## Directions
Find the lines with "that" in them and copy them out.

## Provided information
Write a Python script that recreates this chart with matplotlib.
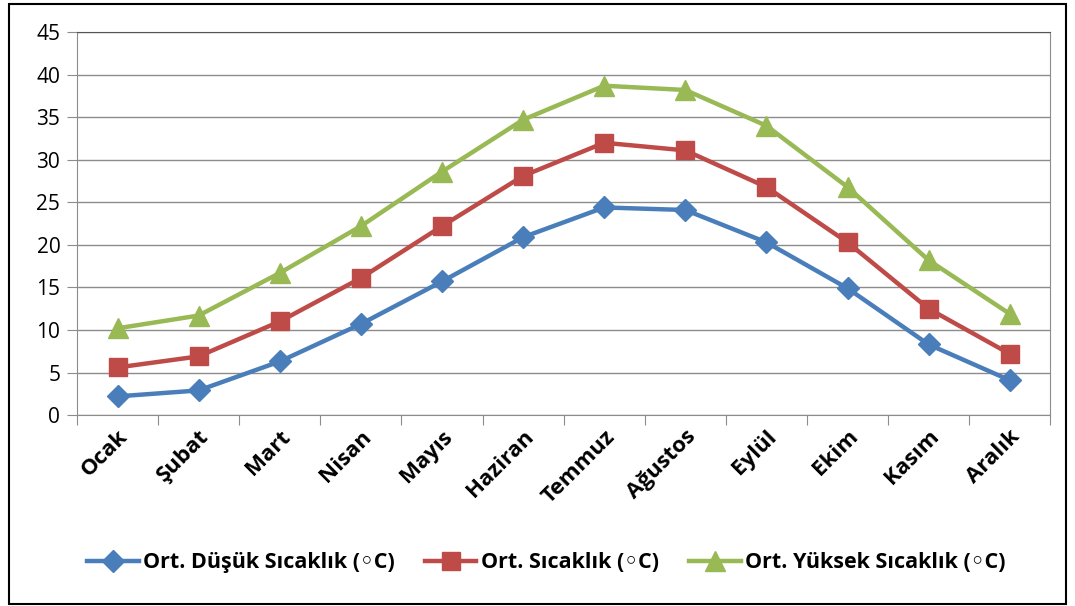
import matplotlib.pyplot as plt
from matplotlib.patches import Rectangle

plt.rcParams['font.family'] = ['Open Sans', 'DejaVu Sans']

# Data
months = ["Ocak", "Şubat", "Mart", "Nisan", "Mayıs", "Haziran",
          "Temmuz", "Ağustos", "Eylül", "Ekim", "Kasım", "Aralık"]
low_temp = [2.2, 2.9, 6.3, 10.7, 15.7, 20.9, 24.4, 24.1, 20.3, 14.9, 8.3, 4.1]
avg_temp = [5.6, 6.9, 11.0, 16.1, 22.2, 28.1, 32.0, 31.1, 26.8, 20.3, 12.5, 7.2]
high_temp = [10.2, 11.7, 16.7, 22.2, 28.6, 34.7, 38.7, 38.2, 34.0, 26.8, 18.2, 11.9]
y_ticks = [0, 5, 10, 15, 20, 25, 30, 35, 40, 45]

fig = plt.figure(figsize=(10.75, 6.06), dpi=100)
ax = fig.add_axes([0.0716, 0.315, 0.9054, 0.632])

x = list(range(len(months)))
ax.plot(x, low_temp, color='#4A7EBB', lw=3.2, marker='D', ms=11, label='Ort. Düşük Sıcaklık (◦C)')
ax.plot(x, avg_temp, color='#BE4B48', lw=3.2, marker='s', ms=13, label='Ort. Sıcaklık (◦C)')
ax.plot(x, high_temp, color='#98B954', lw=3.2, marker='^', ms=14, label='Ort. Yüksek Sıcaklık (◦C)')

ax.set_xlim(-0.5, len(months) - 0.5)
ax.set_ylim(0, 45)
ax.set_yticks(y_ticks)
ax.set_yticklabels([str(v) for v in y_ticks], fontsize=15)
ax.yaxis.grid(True, color='#8c8c8c', lw=1)
ax.set_axisbelow(True)

# category ticks at boundaries, labels at centres
ax.set_xticks([i - 0.5 for i in range(len(months) + 1)])
ax.set_xticklabels([])
ax.set_xticks(x, minor=True)
ax.set_xticklabels(months, minor=True, rotation=45, ha='right', rotation_mode='anchor',
                   fontsize=16, fontweight='bold')
ax.tick_params(axis='x', which='minor', length=0, pad=8)
ax.tick_params(axis='x', which='major', length=7, color='#8c8c8c')
ax.tick_params(axis='y', length=7, color='#8c8c8c', pad=5)

for s in ['left', 'bottom', 'right']:
    ax.spines[s].set_color('#8c8c8c')
ax.spines['top'].set_color('#555555')

fig.legend(loc='center', bbox_to_anchor=(0.508, 0.071), ncol=3, frameon=False,
           prop={'size': 15.5, 'weight': 'bold'}, handlelength=2.4, columnspacing=1.4,
           handletextpad=0.2)

fig.patches.append(Rectangle((0.008, 0.004), 0.984, 0.99, transform=fig.transFigure,
                             fill=False, edgecolor='black', lw=1.5))

fig.savefig('out.png', dpi=100)
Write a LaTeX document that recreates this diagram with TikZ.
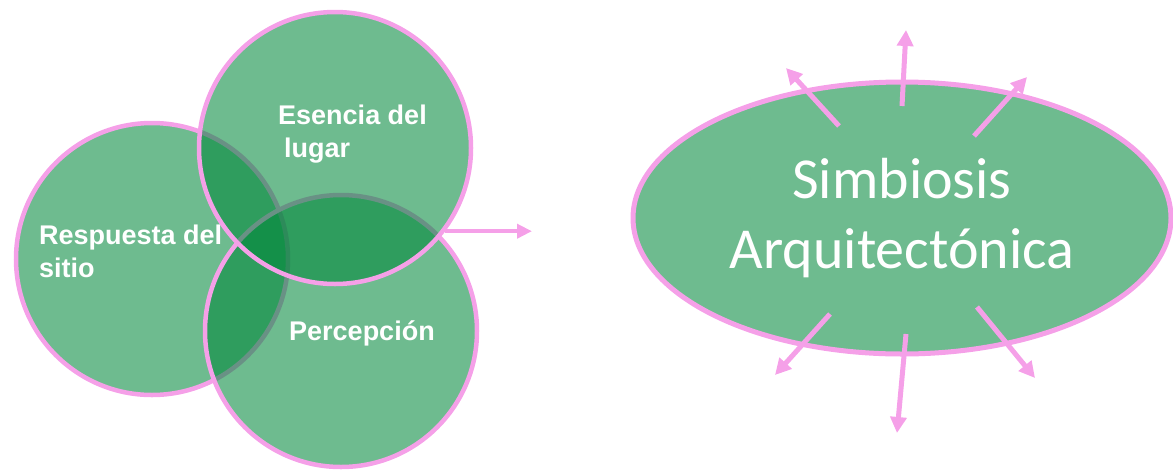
\documentclass[tikz,border=0pt]{standalone}
\usepackage{fontspec}
\setmainfont{Liberation Sans}
\newfontfamily\calfont{Carlito}
\usetikzlibrary{calc,shapes.geometric,arrows.meta}
\definecolor{leafgreen}{RGB}{0,135,58}
\definecolor{rosa}{RGB}{245,160,232}
\tikzset{
  venn/.style={circle, draw=rosa, line width=4.5pt, fill=leafgreen, fill opacity=0.57, minimum size=272pt, inner sep=0pt},
  vlabel/.style={text=white, font=\fontsize{27}{33}\selectfont\bfseries, align=left, anchor=west, inner sep=0pt},
  ray/.style={draw=rosa, line width=5pt, -{Triangle[length=16pt,width=16pt]}}
}
\begin{document}
\begin{tikzpicture}[x=1pt,y=-1pt]
		%%%%% START %%%%%
		\useasboundingbox (0,0) rectangle (1173,469);
		
		\node[venn] (respuesta) at (152,259) {};
		\node[venn] (percepcion) at (341,331) {};
		\node[venn] (esencia) at (335,148) {};
		
		\node[vlabel] (tesencia) at (278,134) {Esencia del\\\hspace*{6pt}lugar};
		\node[vlabel] (trespuesta) at (39,251) {Respuesta del\\sitio};
		\node[vlabel] (tpercepcion) at (289,333) {Percepción};
		
		\coordinate (salida) at (532,230);
		\draw[ray, line width=4.5pt, -{Triangle[length=15pt,width=14pt]}] (esencia.-37) -- (esencia.-37 -| salida);
		
		\node[ellipse, draw=rosa, line width=5pt, fill=leafgreen, fill opacity=0.57, text opacity=1,
		      minimum width=538pt, minimum height=272pt, inner sep=0pt, text=white,
		      font=\calfont\fontsize{58}{70}\selectfont, align=center] (simbiosis) at (902,218)
		      {Simbiosis\\Arquitectónica};
		
		\foreach \ax/\ay/\bx/\by in {-63/-92/-116/-150, 0/-112/4/-188, 72/-82/125/-141,
		                             -72/96/-127/157, 4/116/-5/215, 75/89/133/160}
		  \draw[ray] ($(simbiosis)+(\ax,\ay)$) -- ($(simbiosis)+(\bx,\by)$);
		
		%%%%% END %%%%%
\end{tikzpicture}
\end{document}
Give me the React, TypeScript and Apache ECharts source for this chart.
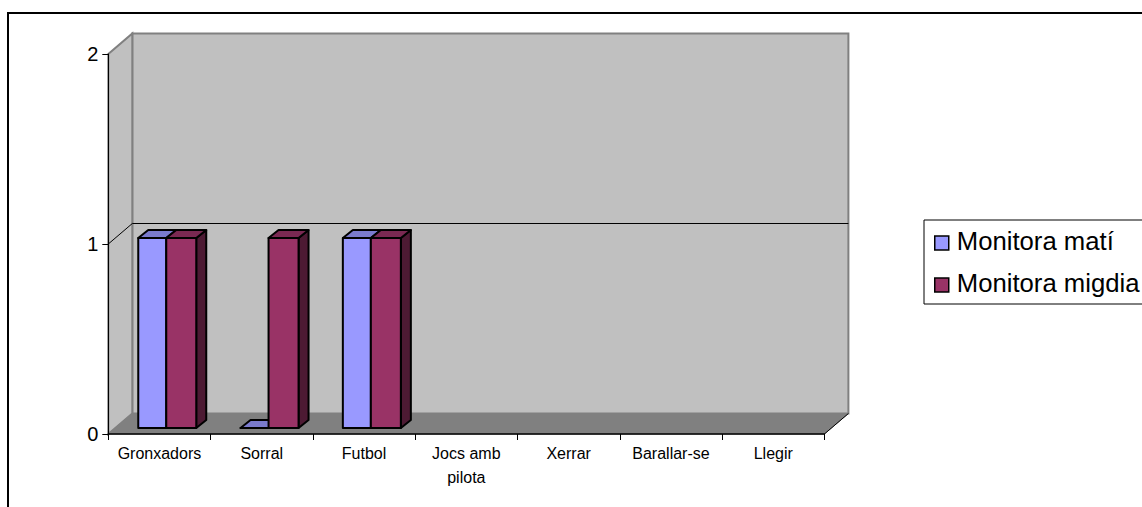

## Written answer
Write a Python script that recreates this chart with matplotlib.
Write a LaTeX document that recreates this diagram with TikZ.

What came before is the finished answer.